Another song on the album is titled “Which One of You Queers Is Gonna Suck My Dick?” The No. 1 comedy album in America. And people are shocked at Donald Trump’s candidacy for president.
Then there’s country singer/comedian Rodney Carrington, who’s had a No. 1 comedy album and twice hit No. 2. He’s got a song called “Rap Star,” in which he slags off black hip-hop performers for singing about “pimpin’ ho’s” and for bragging about their “bling,” which is fine by me; black hip-hop lyrics tend toward the disgusting. But then, in explaining rap terms to his audience, he says the word “ax” means “to pose a question,” which simply demeans black people. Naturally the crowd, which is at least 99.9% white, loves it.

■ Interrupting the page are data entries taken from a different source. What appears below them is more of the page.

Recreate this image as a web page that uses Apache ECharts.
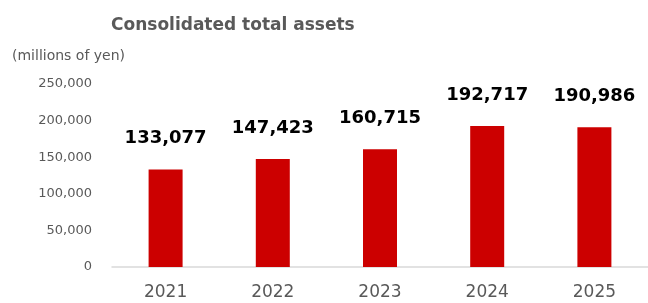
<!DOCTYPE html>
<html>
<head>
<meta charset="utf-8">
<script src="https://cdn.jsdelivr.net/npm/echarts@6/dist/echarts.min.js"></script>
<style>
  html, body { margin: 0; padding: 0; background: #fff; }
  #main { width: 648px; height: 303px; }
</style>
</head>
<body>
<div id="main"></div>
<script>
// data
var years = ['2021', '2022', '2023', '2024', '2025'];
var totalAssets = [133077, 147423, 160715, 192717, 190986];
var yTicks = [0, 50000, 100000, 150000, 200000, 250000];

var myChart = echarts.init(document.getElementById('main'));
var grey = '#595959';
var font = 'Verdana, "DejaVu Sans", sans-serif';

function fmt(v) {
  return v.toLocaleString('en-US');
}

var option = {
  animation: false,
  title: {
    text: 'Consolidated total assets',
    left: 106,
    top: 12,
    textStyle: { fontFamily: font, fontSize: 17, fontWeight: 'bold', color: grey }
  },
  graphic: [
    {
      type: 'text',
      left: 12,
      top: 49,
      style: { text: '(millions of yen)', font: '14px ' + font, fill: grey }
    }
  ],
  grid: { left: 112, right: -5, top: 84, bottom: 36, containLabel: false },
  xAxis: {
    type: 'category',
    data: years,
    axisLine: { show: true, lineStyle: { color: '#d9d9d9', width: 1.5 } },
    axisTick: { show: false },
    axisLabel: { color: grey, fontFamily: font, fontSize: 17, margin: 17 }
  },
  yAxis: {
    type: 'value',
    min: yTicks[0],
    max: yTicks[yTicks.length - 1],
    interval: yTicks[1] - yTicks[0],
    axisLine: { show: false },
    axisTick: { show: false },
    splitLine: { show: false },
    axisLabel: {
      color: grey,
      fontFamily: font,
      fontSize: 13,
      margin: 20,
      formatter: function (v) { return fmt(v); }
    }
  },
  series: [
    {
      type: 'bar',
      data: totalAssets,
      barWidth: 34,
      itemStyle: { color: '#cc0000' },
      label: {
        show: true,
        position: 'top',
        distance: 22,
        color: '#000',
        fontFamily: font,
        fontSize: 18,
        fontWeight: 'bold',
        formatter: function (p) { return fmt(p.value); }
      }
    }
  ]
};
myChart.setOption(option, true);
</script>
</body>
</html>
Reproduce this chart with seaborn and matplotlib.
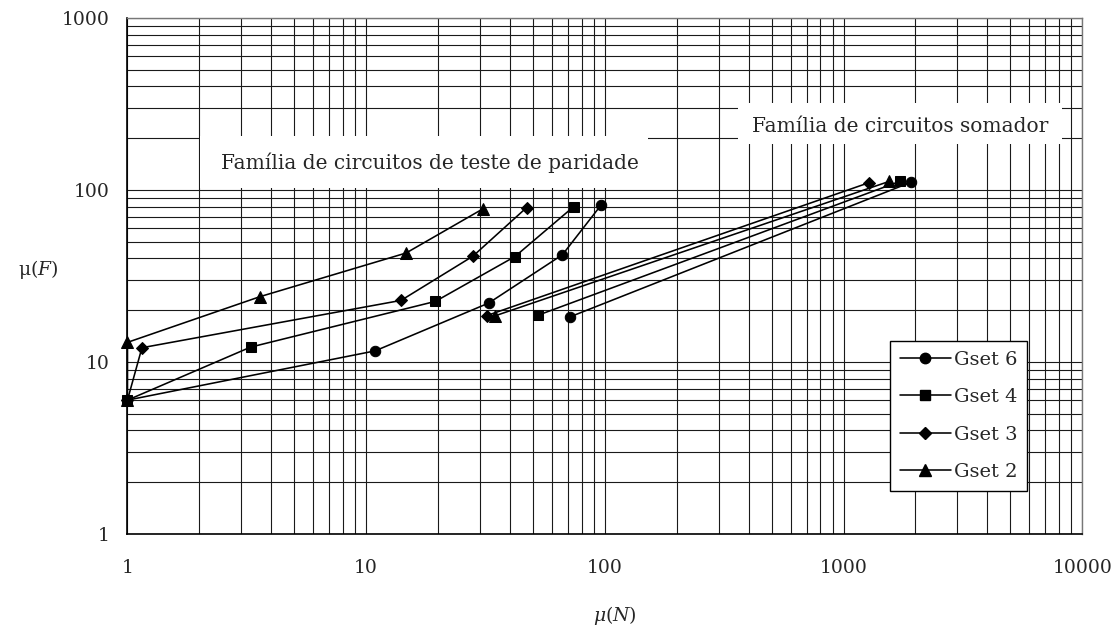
import matplotlib
matplotlib.use("Agg")
import matplotlib.pyplot as plt
from matplotlib.patches import Rectangle
from matplotlib.ticker import LogLocator, FixedLocator, FixedFormatter, NullFormatter
from matplotlib.lines import Line2D
import seaborn as sns
import pandas as pd

# Parity-test circuit family: mu(N) vs mu(F) per gate set
parity_n_gset6 = [1, 10.9, 32.6, 66.4, 96.6]
parity_f_gset6 = [6, 11.6, 22.0, 42.0, 82.0]
parity_n_gset4 = [1, 3.28, 19.5, 42.0, 74.0]
parity_f_gset4 = [6, 12.2, 22.5, 41.0, 80.0]
parity_n_gset3 = [1, 1.15, 14.0, 28.0, 47.0]
parity_f_gset3 = [6, 12.1, 22.8, 41.2, 79.0]
parity_n_gset2 = [1, 1, 3.6, 14.7, 31.0]
parity_f_gset2 = [6, 13, 24.0, 43.0, 78.0]

# Adder circuit family
adder_n_gset6 = [71.5, 1919]
adder_f_gset6 = [18.3, 111]
adder_n_gset4 = [52.5, 1715]
adder_f_gset4 = [18.7, 112]
adder_n_gset3 = [32.0, 1272]
adder_f_gset3 = [18.6, 110]
adder_n_gset2 = [34.5, 1548]
adder_f_gset2 = [18.5, 112]

gsets = ["Gset 6", "Gset 4", "Gset 3", "Gset 2"]
x_ticks = [1, 10, 100, 1000, 10000]
y_ticks = [1, 10, 100, 1000]
label_parity = "Família de circuitos de teste de paridade"
label_adder = "Família de circuitos somador"

rows = []
series = {
    "Gset 6": [(parity_n_gset6, parity_f_gset6), (adder_n_gset6, adder_f_gset6)],
    "Gset 4": [(parity_n_gset4, parity_f_gset4), (adder_n_gset4, adder_f_gset4)],
    "Gset 3": [(parity_n_gset3, parity_f_gset3), (adder_n_gset3, adder_f_gset3)],
    "Gset 2": [(parity_n_gset2, parity_f_gset2), (adder_n_gset2, adder_f_gset2)],
}
for g, fams in series.items():
    for fam_idx, (ns, fs) in enumerate(fams):
        for order, (n, f) in enumerate(zip(ns, fs)):
            rows.append({"gset": g, "family": fam_idx, "order": order, "N": n, "F": f})
df = pd.DataFrame(rows)

sns.set_style("white")
plt.rcParams["font.family"] = ["DejaVu Serif"]
plt.rcParams["mathtext.fontset"] = "custom"
plt.rcParams["mathtext.rm"] = "DejaVu Serif"
plt.rcParams["mathtext.it"] = "DejaVu Serif:italic"

markers = {"Gset 6": "o", "Gset 4": "s", "Gset 3": "D", "Gset 2": "^"}
msizes = {"Gset 6": 7.5, "Gset 4": 7.0, "Gset 3": 6.5, "Gset 2": 8.0}

fig = plt.figure(figsize=(11.19, 6.32), dpi=100)
ax = fig.add_axes([0.1139, 0.1551, 0.8533, 0.8165])
ax.set_xscale("log")
ax.set_yscale("log")
ax.set_xlim(1, 10000)
ax.set_ylim(1, 1000)

for g in gsets:
    sub = df[df["gset"] == g]
    for fam, part in sub.groupby("family"):
        part = part.sort_values("order")
        sns.lineplot(data=part, x="N", y="F", sort=False, estimator=None,
                     color="black", linewidth=1.15, marker=markers[g],
                     markersize=msizes[g], markeredgecolor="black",
                     markerfacecolor="black", ax=ax, legend=False, zorder=5,
                     clip_on=False)

# Full log grid (major and minor) on both axes
ax.xaxis.set_major_locator(FixedLocator(x_ticks))
ax.xaxis.set_major_formatter(FixedFormatter([str(t) for t in x_ticks]))
ax.yaxis.set_major_locator(FixedLocator(y_ticks))
ax.yaxis.set_major_formatter(FixedFormatter([str(t) for t in y_ticks]))
ax.xaxis.set_minor_locator(LogLocator(base=10, subs=range(2, 10)))
ax.yaxis.set_minor_locator(LogLocator(base=10, subs=range(2, 10)))
ax.xaxis.set_minor_formatter(NullFormatter())
ax.yaxis.set_minor_formatter(NullFormatter())
ax.grid(True, which="both", color="#1a1a1a", linewidth=0.8)
ax.set_axisbelow(True)
ax.tick_params(axis="both", which="major", direction="out", length=5,
               width=1.0, color="black", labelsize=13.5, pad=8)
ax.tick_params(axis="both", which="minor", length=0)
ax.tick_params(axis="x", pad=13)

for side in ["left", "bottom"]:
    ax.spines[side].set_color("black")
    ax.spines[side].set_linewidth(1.2)
for side in ["top", "right"]:
    ax.spines[side].set_color("#777777")
    ax.spines[side].set_linewidth(1.0)

# White label panels over the grid
ax.add_patch(Rectangle((0.0759, 0.6705), 0.4692, 0.1010, transform=ax.transAxes,
                       facecolor="white", edgecolor="none", zorder=3))
ax.text(0.3170, 0.7200, label_parity, transform=ax.transAxes, ha="center",
        va="center", fontsize=14.5, zorder=4)
ax.add_patch(Rectangle((0.6394, 0.7560), 0.3393, 0.0790, transform=ax.transAxes,
                       facecolor="white", edgecolor="none", zorder=3))
ax.text(0.8090, 0.7900, label_adder, transform=ax.transAxes, ha="center",
        va="center", fontsize=14.5, zorder=4)

ax.set_xlabel(r"$\mathit{\mu(N)}$", fontsize=13.5)
ax.xaxis.set_label_coords(0.5106, -0.136)
ax.set_ylabel(r"μ($\mathit{F}$)", fontsize=13.5, rotation=0, ha="center", va="center")
ax.yaxis.set_label_coords(-0.094, 0.512)

handles = [Line2D([0], [0], color="black", linewidth=1.15, marker=markers[g],
                  markersize=msizes[g], markerfacecolor="black",
                  markeredgecolor="black") for g in gsets]
leg = ax.legend(handles, gsets, loc="upper right", bbox_to_anchor=(0.942, 0.374),
                fancybox=False, framealpha=1, edgecolor="black", fontsize=14,
                labelspacing=1.0, handlelength=2.6, handletextpad=0.15,
                borderpad=0.5, borderaxespad=0)
leg.get_frame().set_linewidth(1.0)
leg.set_zorder(10)

fig.savefig("out.png", dpi=100, facecolor="white")
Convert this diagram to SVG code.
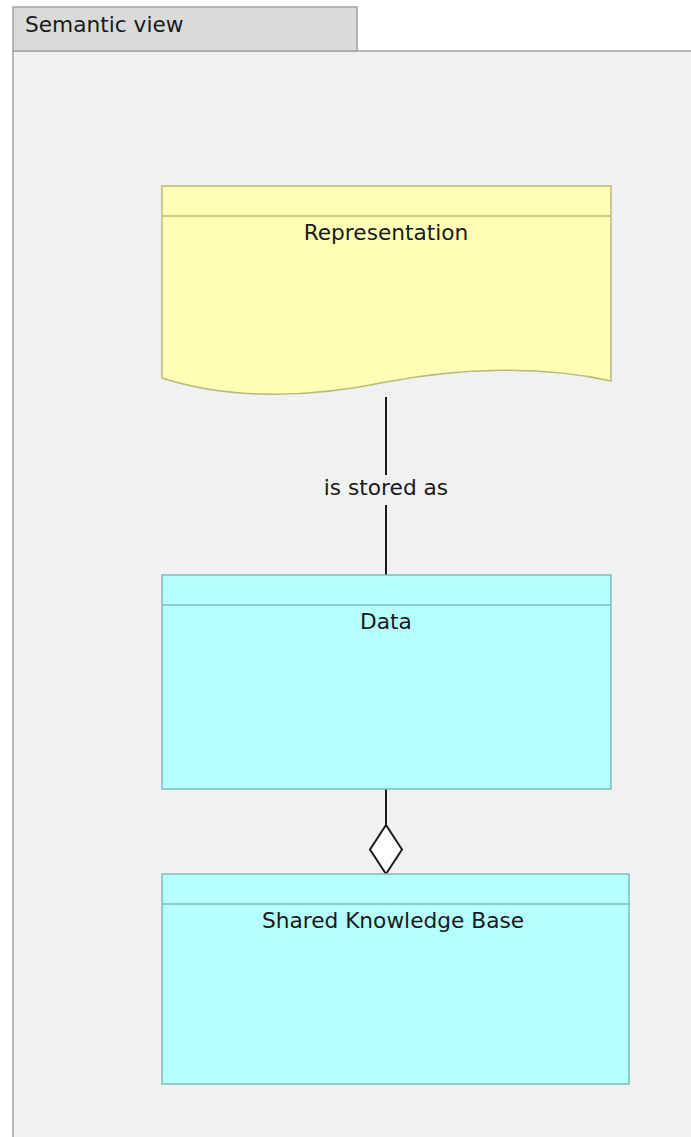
<svg xmlns="http://www.w3.org/2000/svg" width="691" height="1137" viewBox="0 0 691 1137">
  <style>
    .lbl { font-family: "DejaVu Sans", "Liberation Sans", sans-serif; font-size: 21.7px; fill: #1a1a1a; }
    .frame { fill: #f0f1f1; stroke: #a3a3a3; stroke-width: 1.5; }
    .tab { fill: #d9dbdb; stroke: #a3a3a3; stroke-width: 1.5; }
    .rep { fill: #ffffb5; stroke: #b9b97e; stroke-width: 1.5; }
    .app { fill: #b5ffff; stroke: #82b9b9; stroke-width: 1.5; }
    .conn { fill: none; stroke: #1a1a1a; stroke-width: 2; }
  </style>
  <rect width="691" height="1137" fill="#ffffff"/>

  <!-- view frame -->
  <g id="semantic-view">
    <rect class="frame" x="13" y="51" width="690" height="1100"/>
    <rect class="tab" x="13" y="7" width="344" height="44"/>
    <text class="lbl" x="25" y="32">Semantic view</text>
  </g>

  <!-- connectors -->
  <g id="connectors">
    <line class="conn" x1="386" y1="397" x2="386" y2="475"/>
    <line class="conn" x1="386" y1="505" x2="386" y2="575"/>
    <text class="lbl" x="386" y="495" text-anchor="middle">is stored as</text>
    <line class="conn" x1="386" y1="789" x2="386" y2="825"/>
    <polygon class="conn" points="386,825 402,849.5 386,874 370,849.5" style="fill:#ffffff"/>
  </g>

  <!-- representation node -->
  <g id="representation">
    <path class="rep" d="M162,186 H611 V381 C540,365 460,368 386,382 C310,398 230,400 162,378 Z"/>
    <line class="rep" x1="162" y1="216" x2="611" y2="216"/>
    <text class="lbl" x="386" y="240" text-anchor="middle">Representation</text>
  </g>

  <!-- data node -->
  <g id="data">
    <rect class="app" x="162" y="575" width="449" height="214"/>
    <line class="app" x1="162" y1="605" x2="611" y2="605"/>
    <text class="lbl" x="386" y="629" text-anchor="middle">Data</text>
  </g>

  <!-- shared knowledge base node -->
  <g id="shared-knowledge-base">
    <rect class="app" x="162" y="874" width="467" height="210"/>
    <line class="app" x1="162" y1="904" x2="629" y2="904"/>
    <text class="lbl" x="393" y="928" text-anchor="middle">Shared Knowledge Base</text>
  </g>
</svg>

This is Trump’s base on their own, enjoying themselves. In Carrington’s skit “Radical Islam,” in which he refers to Allah as “Allah Jackson,” he adds:
I’m not talking about all Muslims, for all you Muslims who are in here tonight, because God knows I’ve got a big following of them. I’m huge in Egypt.
Then he does a bit about going to “some Japanese, Chinese, fuck they all look the same restaurant,” and the rest of the sketch is based on making fun of Asian people talking English.
I knew your legs were missing, by the knot in your pants. / But that didn’t stop me, I asked you to dance. / I danced while you sat there. / Danced while you sat there …
BASED ON THE limited Googling I’ve done, I’m happy to say that not all country comedians are sadistic assholes onstage. Three very popular ones who’ve toured with Larry the Cable Guy on the “Blue Collar Comedy Tour,” Jeff Foxworthy, Bill Engvall and Ron White, don’t make fun of vulnerable people; White, in fact, does a bit in which he takes down homophobes.
Obviously this penchant for laughing at people over their disabilities, their looks, their race, religion or sexuality isn’t shared by all of Middle America’s cowboys and cowgirls – and maybe not by most, either. But it is certainly shared by many. (Recall the scene in “Borat” when the patrons at a country music bar in Tucson, Arizona sing along merrily as Borat performs “Throw the Jew Down the Well.”) It is more than acceptable among the people of Trump’s base; it is greatly rewarded, in pop culture as in politics.
Larry the Cable Guy, Rodney Carrington, Wheeler Walker Jr. and who knows which other country comedians think that dissing people in wheelchairs is defying PC, like ragging Obama. Last October Larry told one of his fans, Fox News’ Sean Hannity, that he didn’t listen to people who tell him “you shouldn’t have said that,” or that he was “dumbing down America and all this kind of stuff,” and that he agreed with Hannity that Americans had “lost their sense of humor.”
In that same interview, when Hannity asked him, “Do you like Trump?” Larry didn’t go so far as to endorse him – this was back in October – but he did say:
Yes I do like Trump. … Here’s why I like Trump: He’s shoving a knife right into political correctness. People will finally realize that’s why he’s popular. People are sick and tired of that garbage.
Finally, I suppose inevitably, a couple of months ago, Rodney Carrington released a song called “Vote For Trump”:
He understands the working man, / Tells the truth that we can understand. / If you don’t like it you can all just kiss our ass.